As before, we can simply put a warning condition where if the text output does not match the node you want to be the primary replica, alert criteria is met. Since I want UPTIME-SB-SQL1 to be the primary at all times, I would put WARNING if it doesn’t match UPTIME-SB-SQL1.
And there you have it. This same service monitor can be created one for each availability group that runs on your cluster. Each of them could be used as regular service monitors in the cluster health application we created earlier. That way if any of your availability groups is not running on the node you expect, an alert condition is met. There are lots of other properties you might query against to create service monitors in Uptime with regards to clusters, availability groups, and numerous other things from performance to backup states, etc. I hope this guide has served to help you in your journey.

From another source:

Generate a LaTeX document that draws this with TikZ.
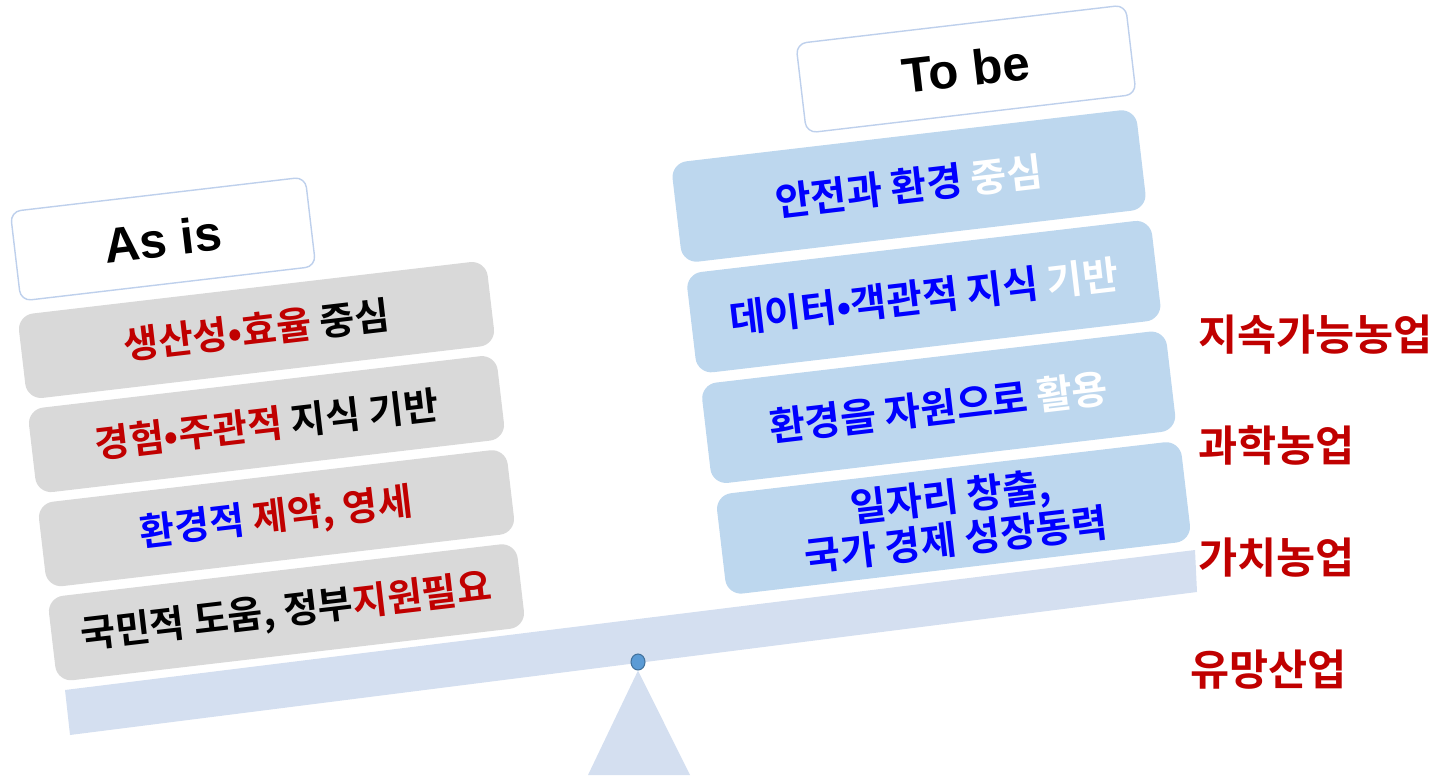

Getting stuck at step 3: Add the cluster “virtual name” into Uptime as an Agent system from Infrastructure > add system / network device. Using the virtual name as it appears in DNS. If the nodes are “SQL-NODE1” and “SQL-NODE2”, this would be something like “SQL-CLUSTER”. I receive an error attempting to add the SQL cluster name. "This element with UUID already exists within a virtual center in uptime." I discovered the devices using vcenter discovery. Verified WMI is working properly. Verified the virtual name is not listed anywhere within the infrastructure.One thing I discovered: I AM able to add the hosts specifying them as "virtual node". But I am not able to add the machines with type "agent".